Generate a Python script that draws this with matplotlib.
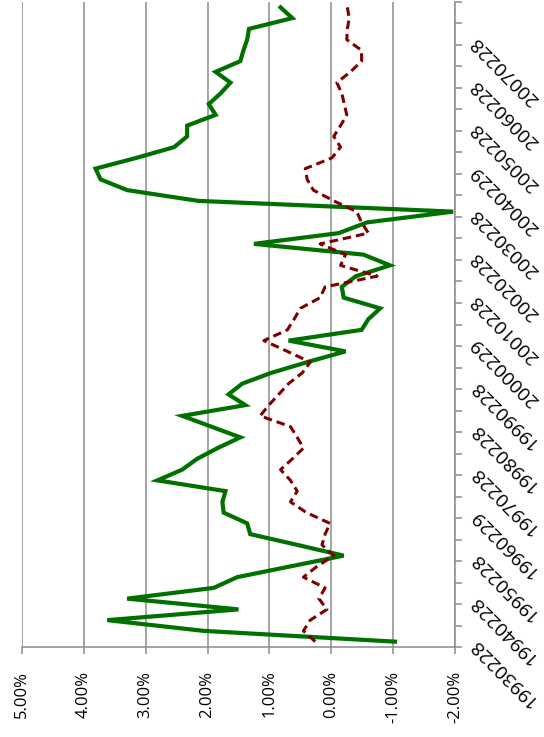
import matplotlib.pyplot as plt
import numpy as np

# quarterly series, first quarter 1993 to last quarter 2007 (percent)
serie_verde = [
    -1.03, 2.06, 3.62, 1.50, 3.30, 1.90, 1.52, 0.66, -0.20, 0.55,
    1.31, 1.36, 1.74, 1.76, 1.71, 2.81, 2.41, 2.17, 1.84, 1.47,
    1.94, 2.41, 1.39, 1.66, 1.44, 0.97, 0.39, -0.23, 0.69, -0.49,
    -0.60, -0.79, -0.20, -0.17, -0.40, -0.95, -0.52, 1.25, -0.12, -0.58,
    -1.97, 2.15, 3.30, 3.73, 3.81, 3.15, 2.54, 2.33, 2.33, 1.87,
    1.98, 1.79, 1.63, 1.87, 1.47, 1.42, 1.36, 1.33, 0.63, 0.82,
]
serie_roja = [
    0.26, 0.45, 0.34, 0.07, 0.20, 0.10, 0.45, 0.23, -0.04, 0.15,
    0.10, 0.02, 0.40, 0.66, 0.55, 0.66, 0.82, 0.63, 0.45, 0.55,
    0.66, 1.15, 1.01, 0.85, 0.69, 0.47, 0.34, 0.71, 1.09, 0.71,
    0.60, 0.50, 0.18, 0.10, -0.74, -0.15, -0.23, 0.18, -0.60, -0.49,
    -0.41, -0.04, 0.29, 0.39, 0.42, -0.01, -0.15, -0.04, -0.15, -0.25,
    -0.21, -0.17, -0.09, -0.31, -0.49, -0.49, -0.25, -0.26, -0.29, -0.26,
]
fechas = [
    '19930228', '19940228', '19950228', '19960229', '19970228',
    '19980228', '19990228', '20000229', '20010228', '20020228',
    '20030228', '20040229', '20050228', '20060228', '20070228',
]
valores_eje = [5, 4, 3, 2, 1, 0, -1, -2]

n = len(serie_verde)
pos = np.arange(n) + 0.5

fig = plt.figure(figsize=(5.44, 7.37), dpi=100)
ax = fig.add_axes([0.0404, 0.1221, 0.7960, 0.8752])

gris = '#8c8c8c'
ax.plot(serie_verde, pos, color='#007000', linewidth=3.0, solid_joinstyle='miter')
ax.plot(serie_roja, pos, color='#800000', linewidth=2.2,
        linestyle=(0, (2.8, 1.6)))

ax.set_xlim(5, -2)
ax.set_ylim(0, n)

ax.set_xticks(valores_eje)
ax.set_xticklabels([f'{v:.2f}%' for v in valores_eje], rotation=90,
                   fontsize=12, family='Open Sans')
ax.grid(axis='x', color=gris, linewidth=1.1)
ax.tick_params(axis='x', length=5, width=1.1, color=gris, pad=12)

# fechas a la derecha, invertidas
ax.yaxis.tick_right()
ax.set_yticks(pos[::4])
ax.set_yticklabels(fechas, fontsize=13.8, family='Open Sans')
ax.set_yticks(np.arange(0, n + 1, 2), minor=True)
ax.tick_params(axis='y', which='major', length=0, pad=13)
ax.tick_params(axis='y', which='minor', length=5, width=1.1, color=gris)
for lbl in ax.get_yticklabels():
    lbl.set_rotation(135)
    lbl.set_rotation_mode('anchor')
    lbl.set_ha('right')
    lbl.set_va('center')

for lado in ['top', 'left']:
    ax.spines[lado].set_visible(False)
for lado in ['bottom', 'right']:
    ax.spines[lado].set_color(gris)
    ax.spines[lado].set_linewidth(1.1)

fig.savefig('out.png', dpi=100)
---
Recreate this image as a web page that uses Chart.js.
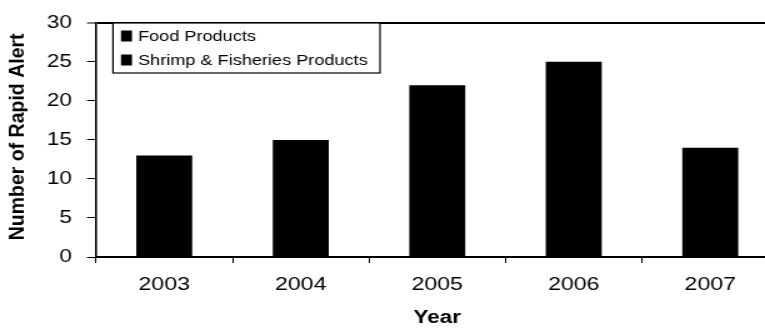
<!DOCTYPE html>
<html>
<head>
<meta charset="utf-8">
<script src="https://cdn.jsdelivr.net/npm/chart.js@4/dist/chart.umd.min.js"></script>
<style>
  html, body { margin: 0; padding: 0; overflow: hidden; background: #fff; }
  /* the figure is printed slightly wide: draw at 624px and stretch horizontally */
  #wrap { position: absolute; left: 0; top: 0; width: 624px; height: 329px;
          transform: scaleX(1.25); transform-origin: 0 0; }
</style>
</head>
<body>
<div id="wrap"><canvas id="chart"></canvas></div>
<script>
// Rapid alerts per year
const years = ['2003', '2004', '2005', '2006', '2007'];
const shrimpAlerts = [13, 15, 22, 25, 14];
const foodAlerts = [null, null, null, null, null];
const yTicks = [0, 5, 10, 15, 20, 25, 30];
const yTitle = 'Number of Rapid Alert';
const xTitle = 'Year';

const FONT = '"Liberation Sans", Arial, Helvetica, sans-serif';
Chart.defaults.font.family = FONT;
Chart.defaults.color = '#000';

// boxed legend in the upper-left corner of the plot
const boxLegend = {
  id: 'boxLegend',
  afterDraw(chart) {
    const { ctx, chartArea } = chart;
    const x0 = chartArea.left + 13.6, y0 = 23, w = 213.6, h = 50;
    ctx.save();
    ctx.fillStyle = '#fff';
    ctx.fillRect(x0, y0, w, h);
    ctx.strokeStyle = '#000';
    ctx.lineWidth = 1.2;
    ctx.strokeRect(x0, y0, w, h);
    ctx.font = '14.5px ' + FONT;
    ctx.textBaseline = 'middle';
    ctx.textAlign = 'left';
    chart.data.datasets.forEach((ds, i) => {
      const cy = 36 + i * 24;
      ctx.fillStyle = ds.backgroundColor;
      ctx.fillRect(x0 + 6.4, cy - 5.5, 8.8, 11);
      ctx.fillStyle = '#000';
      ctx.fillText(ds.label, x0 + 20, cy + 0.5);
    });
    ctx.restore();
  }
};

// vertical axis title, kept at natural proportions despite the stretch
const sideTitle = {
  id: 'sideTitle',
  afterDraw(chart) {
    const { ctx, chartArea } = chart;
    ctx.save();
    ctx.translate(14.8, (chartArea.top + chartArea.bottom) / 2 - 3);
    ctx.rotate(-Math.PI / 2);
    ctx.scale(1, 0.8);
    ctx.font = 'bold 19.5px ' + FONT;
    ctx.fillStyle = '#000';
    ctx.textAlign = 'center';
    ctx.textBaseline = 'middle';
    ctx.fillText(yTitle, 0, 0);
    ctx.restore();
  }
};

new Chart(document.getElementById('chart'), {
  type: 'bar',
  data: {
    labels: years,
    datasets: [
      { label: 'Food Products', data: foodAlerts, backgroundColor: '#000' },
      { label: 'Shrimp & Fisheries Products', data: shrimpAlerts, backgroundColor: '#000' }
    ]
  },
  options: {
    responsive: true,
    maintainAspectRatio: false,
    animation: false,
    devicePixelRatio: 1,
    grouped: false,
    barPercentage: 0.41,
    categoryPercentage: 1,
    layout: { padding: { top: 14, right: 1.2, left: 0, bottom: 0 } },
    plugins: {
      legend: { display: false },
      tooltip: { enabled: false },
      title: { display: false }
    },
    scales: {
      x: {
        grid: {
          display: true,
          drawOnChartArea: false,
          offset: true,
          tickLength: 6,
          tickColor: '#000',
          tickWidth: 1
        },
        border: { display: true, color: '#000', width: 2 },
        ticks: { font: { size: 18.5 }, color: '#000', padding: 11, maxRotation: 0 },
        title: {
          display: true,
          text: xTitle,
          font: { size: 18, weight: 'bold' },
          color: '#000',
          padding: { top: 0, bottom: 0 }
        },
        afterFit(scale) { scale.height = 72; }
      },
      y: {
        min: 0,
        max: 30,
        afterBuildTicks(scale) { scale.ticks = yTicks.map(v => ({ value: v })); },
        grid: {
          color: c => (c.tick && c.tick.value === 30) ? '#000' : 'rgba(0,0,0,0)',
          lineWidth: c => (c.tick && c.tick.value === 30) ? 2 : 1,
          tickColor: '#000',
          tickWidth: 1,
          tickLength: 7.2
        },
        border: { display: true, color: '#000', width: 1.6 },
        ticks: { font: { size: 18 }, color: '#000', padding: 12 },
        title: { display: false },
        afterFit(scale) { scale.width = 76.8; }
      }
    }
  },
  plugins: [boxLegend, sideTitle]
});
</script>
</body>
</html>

- [PROBLEM STATEMENT] Using the data above, which lines fall from the one with "Generate a Python" through the one with "linestyle=(0, (2.8, 1.6)))"? Repeat them exactly, ends included, minus any pictures.

- [RESPONSE TO THIS TASK]
Generate a Python script that draws this with matplotlib.
import matplotlib.pyplot as plt
import numpy as np

# quarterly series, first quarter 1993 to last quarter 2007 (percent)
serie_verde = [
    -1.03, 2.06, 3.62, 1.50, 3.30, 1.90, 1.52, 0.66, -0.20, 0.55,
    1.31, 1.36, 1.74, 1.76, 1.71, 2.81, 2.41, 2.17, 1.84, 1.47,
    1.94, 2.41, 1.39, 1.66, 1.44, 0.97, 0.39, -0.23, 0.69, -0.49,
    -0.60, -0.79, -0.20, -0.17, -0.40, -0.95, -0.52, 1.25, -0.12, -0.58,
    -1.97, 2.15, 3.30, 3.73, 3.81, 3.15, 2.54, 2.33, 2.33, 1.87,
    1.98, 1.79, 1.63, 1.87, 1.47, 1.42, 1.36, 1.33, 0.63, 0.82,
]
serie_roja = [
    0.26, 0.45, 0.34, 0.07, 0.20, 0.10, 0.45, 0.23, -0.04, 0.15,
    0.10, 0.02, 0.40, 0.66, 0.55, 0.66, 0.82, 0.63, 0.45, 0.55,
    0.66, 1.15, 1.01, 0.85, 0.69, 0.47, 0.34, 0.71, 1.09, 0.71,
    0.60, 0.50, 0.18, 0.10, -0.74, -0.15, -0.23, 0.18, -0.60, -0.49,
    -0.41, -0.04, 0.29, 0.39, 0.42, -0.01, -0.15, -0.04, -0.15, -0.25,
    -0.21, -0.17, -0.09, -0.31, -0.49, -0.49, -0.25, -0.26, -0.29, -0.26,
]
fechas = [
    '19930228', '19940228', '19950228', '19960229', '19970228',
    '19980228', '19990228', '20000229', '20010228', '20020228',
    '20030228', '20040229', '20050228', '20060228', '20070228',
]
valores_eje = [5, 4, 3, 2, 1, 0, -1, -2]

n = len(serie_verde)
pos = np.arange(n) + 0.5

fig = plt.figure(figsize=(5.44, 7.37), dpi=100)
ax = fig.add_axes([0.0404, 0.1221, 0.7960, 0.8752])

gris = '#8c8c8c'
ax.plot(serie_verde, pos, color='#007000', linewidth=3.0, solid_joinstyle='miter')
ax.plot(serie_roja, pos, color='#800000', linewidth=2.2,
        linestyle=(0, (2.8, 1.6)))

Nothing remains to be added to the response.